You May Not Have To Take The Laptop Out Of Your Bag At LAX For (Too) Much Longer

At LAX's Terminal 1, a new 3D system allows for faster inspection. (Photo by Caleigh Wells/LAist)

It's Labor Day Weekend. So it's the perfect time of year to find yourself at LAX with more than a million of your closest friends.

And don't forget all those other fun times at the airport: fumbling for a boarding pass while dozens of people behind you tap their feet, or racing to pull electronics out of carry-ons in front of impatient officials.

Well, cherish them while you can, because soon they may be a thing of the past.

TSA is using the holiday as an opportunity to test its newest security machines. For now they're only at one security checkpoint in Terminal 1, but if all works out, they could be rolled out across the country. The aim: faster and safer security checks.

Here's what you can expect:

NO MORE BOARDING PASSES FOR SECURITY

Passengers stand in line to use the new ID scanner that might make boarding passes in security lines a thing of the past. (Photo by Caleigh Wells/LAist)

The first machine being tested takes away the need for boarding passes for identification. You'll still need to show them to the airline before you get on the plane. But to get through security, you just show your ID. The machine scans it and compares it directly with TSA's Secure Flight database. So as long as you're cleared to fly and your face matches the face on the ID, you're good to go.

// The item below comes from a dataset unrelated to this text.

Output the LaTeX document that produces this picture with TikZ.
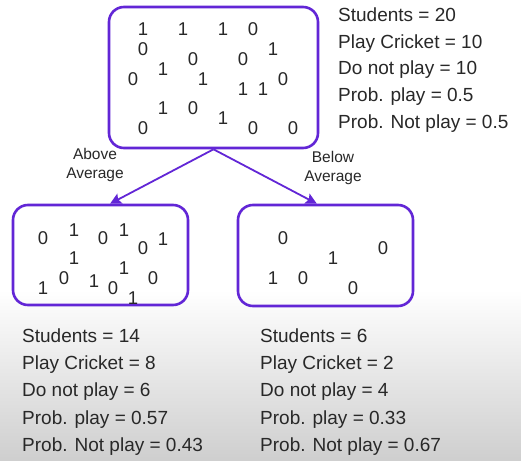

ELECTRONICS STAY IN YOUR BAG

The other machine is a 3D scanner for carry-on baggage. Passengers pile their bags, shoes, jackets into just one of those plastic bins, and the security officer manipulates the image to see things at the bottom that aren't visible from the old 2D view from the top.

At LAX's Terminal 1, a new 3D system allows for faster inspection. (Photo by Caleigh Wells/LAist)

Spokeswoman Lorie Dankers says they've used machines like this on checked baggage for awhile, but now that they're smaller and more efficient, they can be used at security checkpoints, too.

"They're able to zoom, they're able to rotate, they're able to slice the image, [like] a CAT scan at the doctor's office," she says.

One other plus: officials hope soon you won't have to pull out your liquids either.

WHAT THE PASSENGERS ARE SAYING

New security measures can bring about skepticism, but at LAX passengers sounded excited about the shorter security lines that would hopefully result.

"It makes the process faster, so I think that's pretty cool," said Jasmine Robinson.

International flier Laverne Waddington says she's not bothered by the more detailed picture of what's in her bag.

"Looking at stuff in my bag doesn't bother me one bit," she says. "And if it's safer and faster that's great."

HOW SOON WILL THESE BE STANDARD?

Keith Jeffries, the TSA federal security director at LAX, says the agency plans to have 40 of the 3D scanners in security checkpoints around the country by the end of the year. But he estimates it could be 7-8 years before these machines replace current technology nationwide. So they won't offer much relief this Labor Day.